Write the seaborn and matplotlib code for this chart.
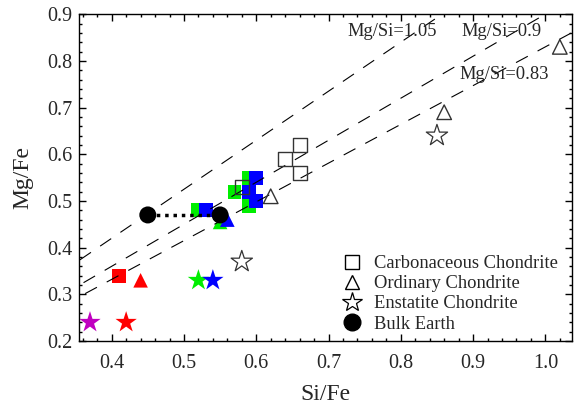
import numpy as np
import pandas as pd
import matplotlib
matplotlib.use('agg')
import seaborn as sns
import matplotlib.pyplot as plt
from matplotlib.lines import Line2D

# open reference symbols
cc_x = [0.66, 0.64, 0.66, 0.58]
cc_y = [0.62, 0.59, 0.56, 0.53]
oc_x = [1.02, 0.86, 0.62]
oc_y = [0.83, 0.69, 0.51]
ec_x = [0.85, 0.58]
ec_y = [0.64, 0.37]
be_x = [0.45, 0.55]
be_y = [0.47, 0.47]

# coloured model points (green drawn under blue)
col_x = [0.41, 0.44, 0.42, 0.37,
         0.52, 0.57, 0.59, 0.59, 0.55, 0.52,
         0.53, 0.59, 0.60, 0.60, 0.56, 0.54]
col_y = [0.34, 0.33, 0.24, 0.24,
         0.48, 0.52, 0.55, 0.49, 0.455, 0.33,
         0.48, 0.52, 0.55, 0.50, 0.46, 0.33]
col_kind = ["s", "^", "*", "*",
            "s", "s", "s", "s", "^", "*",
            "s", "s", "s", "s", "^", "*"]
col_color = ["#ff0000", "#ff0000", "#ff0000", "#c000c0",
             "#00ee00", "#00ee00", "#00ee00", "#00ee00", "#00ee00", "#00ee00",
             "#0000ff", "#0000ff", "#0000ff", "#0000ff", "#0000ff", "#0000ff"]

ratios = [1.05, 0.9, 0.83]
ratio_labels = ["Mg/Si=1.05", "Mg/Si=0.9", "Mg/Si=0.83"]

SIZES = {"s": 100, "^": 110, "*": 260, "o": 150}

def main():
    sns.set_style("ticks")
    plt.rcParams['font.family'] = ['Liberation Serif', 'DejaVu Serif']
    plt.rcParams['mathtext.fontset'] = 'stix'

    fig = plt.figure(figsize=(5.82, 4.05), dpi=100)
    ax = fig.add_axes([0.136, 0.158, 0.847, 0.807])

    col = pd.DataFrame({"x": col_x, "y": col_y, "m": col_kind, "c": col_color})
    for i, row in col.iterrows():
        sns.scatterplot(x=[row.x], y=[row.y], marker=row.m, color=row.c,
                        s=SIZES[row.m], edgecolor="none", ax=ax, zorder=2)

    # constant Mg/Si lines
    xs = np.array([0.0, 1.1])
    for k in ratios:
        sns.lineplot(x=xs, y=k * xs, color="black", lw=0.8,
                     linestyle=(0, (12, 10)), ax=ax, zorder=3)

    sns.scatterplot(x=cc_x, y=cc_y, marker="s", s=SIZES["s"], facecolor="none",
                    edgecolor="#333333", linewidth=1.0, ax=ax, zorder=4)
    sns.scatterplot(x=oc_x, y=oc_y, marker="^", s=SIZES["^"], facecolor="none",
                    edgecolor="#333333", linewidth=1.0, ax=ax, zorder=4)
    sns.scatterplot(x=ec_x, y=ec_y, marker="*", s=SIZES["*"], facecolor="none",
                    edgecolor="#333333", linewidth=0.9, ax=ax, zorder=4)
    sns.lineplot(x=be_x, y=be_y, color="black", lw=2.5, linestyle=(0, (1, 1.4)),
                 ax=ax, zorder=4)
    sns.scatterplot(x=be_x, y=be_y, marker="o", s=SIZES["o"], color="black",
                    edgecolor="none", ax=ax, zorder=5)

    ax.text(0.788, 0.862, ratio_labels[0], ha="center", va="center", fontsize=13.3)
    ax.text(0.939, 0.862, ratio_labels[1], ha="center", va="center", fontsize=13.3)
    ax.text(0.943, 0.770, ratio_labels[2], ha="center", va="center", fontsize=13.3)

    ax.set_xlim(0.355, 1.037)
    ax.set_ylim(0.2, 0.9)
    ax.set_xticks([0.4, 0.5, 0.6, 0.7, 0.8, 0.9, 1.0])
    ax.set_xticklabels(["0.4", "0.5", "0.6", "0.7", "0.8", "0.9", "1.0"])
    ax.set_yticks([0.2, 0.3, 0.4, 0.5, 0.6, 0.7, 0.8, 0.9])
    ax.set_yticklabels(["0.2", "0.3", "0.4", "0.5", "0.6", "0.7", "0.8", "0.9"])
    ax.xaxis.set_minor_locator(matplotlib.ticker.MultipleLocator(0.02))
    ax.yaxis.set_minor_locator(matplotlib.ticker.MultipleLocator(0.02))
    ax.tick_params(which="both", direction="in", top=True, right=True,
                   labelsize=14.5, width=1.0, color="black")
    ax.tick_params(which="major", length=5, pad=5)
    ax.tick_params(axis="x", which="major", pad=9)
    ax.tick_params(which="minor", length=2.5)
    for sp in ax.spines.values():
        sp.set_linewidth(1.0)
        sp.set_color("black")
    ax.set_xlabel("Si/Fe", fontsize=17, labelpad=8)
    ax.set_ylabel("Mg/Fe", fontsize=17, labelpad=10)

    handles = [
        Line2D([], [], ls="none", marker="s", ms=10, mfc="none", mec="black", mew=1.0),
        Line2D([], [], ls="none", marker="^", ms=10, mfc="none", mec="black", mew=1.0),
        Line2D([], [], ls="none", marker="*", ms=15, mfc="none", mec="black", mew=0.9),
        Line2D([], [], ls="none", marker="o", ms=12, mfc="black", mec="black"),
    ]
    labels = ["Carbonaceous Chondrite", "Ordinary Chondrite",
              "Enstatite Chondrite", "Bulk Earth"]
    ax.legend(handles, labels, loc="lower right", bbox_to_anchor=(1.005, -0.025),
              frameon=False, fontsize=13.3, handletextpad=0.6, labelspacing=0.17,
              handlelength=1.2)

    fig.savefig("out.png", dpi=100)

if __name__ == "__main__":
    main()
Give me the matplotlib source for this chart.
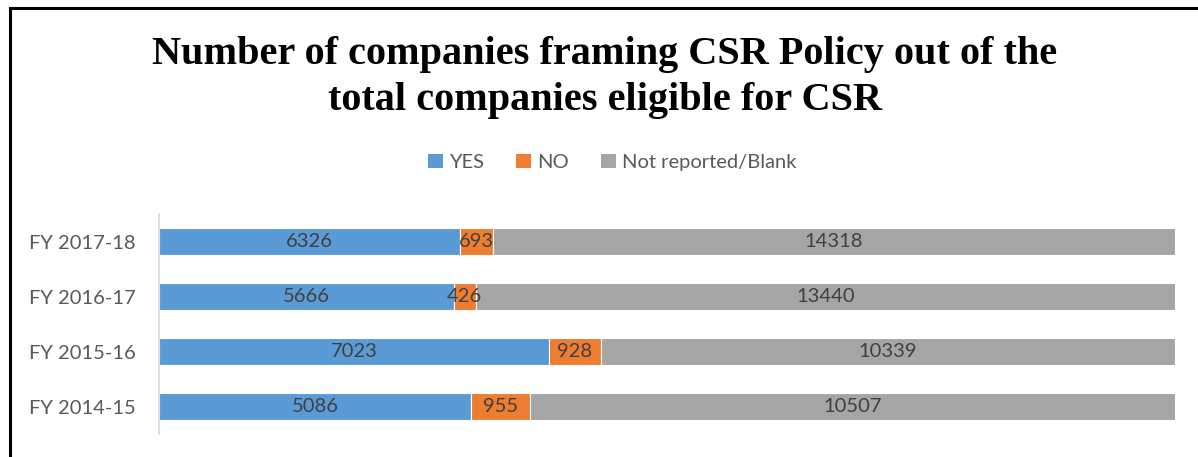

> [What the task requires]: Leave out the pictures and give the rest of the records again exactly.

> [Output of the exercise]:
Write the seaborn and matplotlib code for this chart.
import numpy as np
import pandas as pd
import matplotlib
matplotlib.use('agg')
import seaborn as sns
import matplotlib.pyplot as plt
from matplotlib.lines import Line2D

# open reference symbols
cc_x = [0.66, 0.64, 0.66, 0.58]
cc_y = [0.62, 0.59, 0.56, 0.53]
oc_x = [1.02, 0.86, 0.62]
oc_y = [0.83, 0.69, 0.51]
ec_x = [0.85, 0.58]
ec_y = [0.64, 0.37]
be_x = [0.45, 0.55]
be_y = [0.47, 0.47]

# coloured model points (green drawn under blue)
col_x = [0.41, 0.44, 0.42, 0.37,
         0.52, 0.57, 0.59, 0.59, 0.55, 0.52,
         0.53, 0.59, 0.60, 0.60, 0.56, 0.54]
col_y = [0.34, 0.33, 0.24, 0.24,
         0.48, 0.52, 0.55, 0.49, 0.455, 0.33,
         0.48, 0.52, 0.55, 0.50, 0.46, 0.33]
col_kind = ["s", "^", "*", "*",
            "s", "s", "s", "s", "^", "*",
            "s", "s", "s", "s", "^", "*"]
col_color = ["#ff0000", "#ff0000", "#ff0000", "#c000c0",
             "#00ee00", "#00ee00", "#00ee00", "#00ee00", "#00ee00", "#00ee00",
             "#0000ff", "#0000ff", "#0000ff", "#0000ff", "#0000ff", "#0000ff"]

ratios = [1.05, 0.9, 0.83]
ratio_labels = ["Mg/Si=1.05", "Mg/Si=0.9", "Mg/Si=0.83"]

SIZES = {"s": 100, "^": 110, "*": 260, "o": 150}

def main():
    sns.set_style("ticks")
    plt.rcParams['font.family'] = ['Liberation Serif', 'DejaVu Serif']
    plt.rcParams['mathtext.fontset'] = 'stix'

    fig = plt.figure(figsize=(5.82, 4.05), dpi=100)
    ax = fig.add_axes([0.136, 0.158, 0.847, 0.807])

    col = pd.DataFrame({"x": col_x, "y": col_y, "m": col_kind, "c": col_color})
    for i, row in col.iterrows():
        sns.scatterplot(x=[row.x], y=[row.y], marker=row.m, color=row.c,
                        s=SIZES[row.m], edgecolor="none", ax=ax, zorder=2)

    # constant Mg/Si lines
    xs = np.array([0.0, 1.1])
    for k in ratios:
        sns.lineplot(x=xs, y=k * xs, color="black", lw=0.8,
                     linestyle=(0, (12, 10)), ax=ax, zorder=3)

    sns.scatterplot(x=cc_x, y=cc_y, marker="s", s=SIZES["s"], facecolor="none",
                    edgecolor="#333333", linewidth=1.0, ax=ax, zorder=4)
    sns.scatterplot(x=oc_x, y=oc_y, marker="^", s=SIZES["^"], facecolor="none",
                    edgecolor="#333333", linewidth=1.0, ax=ax, zorder=4)
    sns.scatterplot(x=ec_x, y=ec_y, marker="*", s=SIZES["*"], facecolor="none",
                    edgecolor="#333333", linewidth=0.9, ax=ax, zorder=4)
    sns.lineplot(x=be_x, y=be_y, color="black", lw=2.5, linestyle=(0, (1, 1.4)),
                 ax=ax, zorder=4)
    sns.scatterplot(x=be_x, y=be_y, marker="o", s=SIZES["o"], color="black",
                    edgecolor="none", ax=ax, zorder=5)

    ax.text(0.788, 0.862, ratio_labels[0], ha="center", va="center", fontsize=13.3)
    ax.text(0.939, 0.862, ratio_labels[1], ha="center", va="center", fontsize=13.3)
    ax.text(0.943, 0.770, ratio_labels[2], ha="center", va="center", fontsize=13.3)

    ax.set_xlim(0.355, 1.037)
    ax.set_ylim(0.2, 0.9)
    ax.set_xticks([0.4, 0.5, 0.6, 0.7, 0.8, 0.9, 1.0])
    ax.set_xticklabels(["0.4", "0.5", "0.6", "0.7", "0.8", "0.9", "1.0"])
    ax.set_yticks([0.2, 0.3, 0.4, 0.5, 0.6, 0.7, 0.8, 0.9])
    ax.set_yticklabels(["0.2", "0.3", "0.4", "0.5", "0.6", "0.7", "0.8", "0.9"])
    ax.xaxis.set_minor_locator(matplotlib.ticker.MultipleLocator(0.02))
    ax.yaxis.set_minor_locator(matplotlib.ticker.MultipleLocator(0.02))
    ax.tick_params(which="both", direction="in", top=True, right=True,
                   labelsize=14.5, width=1.0, color="black")
    ax.tick_params(which="major", length=5, pad=5)
    ax.tick_params(axis="x", which="major", pad=9)
    ax.tick_params(which="minor", length=2.5)
    for sp in ax.spines.values():
        sp.set_linewidth(1.0)
        sp.set_color("black")
    ax.set_xlabel("Si/Fe", fontsize=17, labelpad=8)
    ax.set_ylabel("Mg/Fe", fontsize=17, labelpad=10)

    handles = [
        Line2D([], [], ls="none", marker="s", ms=10, mfc="none", mec="black", mew=1.0),
        Line2D([], [], ls="none", marker="^", ms=10, mfc="none", mec="black", mew=1.0),
        Line2D([], [], ls="none", marker="*", ms=15, mfc="none", mec="black", mew=0.9),
        Line2D([], [], ls="none", marker="o", ms=12, mfc="black", mec="black"),
    ]
    labels = ["Carbonaceous Chondrite", "Ordinary Chondrite",
              "Enstatite Chondrite", "Bulk Earth"]
    ax.legend(handles, labels, loc="lower right", bbox_to_anchor=(1.005, -0.025),
              frameon=False, fontsize=13.3, handletextpad=0.6, labelspacing=0.17,
              handlelength=1.2)

    fig.savefig("out.png", dpi=100)

if __name__ == "__main__":
    main()
Give me the matplotlib source for this chart.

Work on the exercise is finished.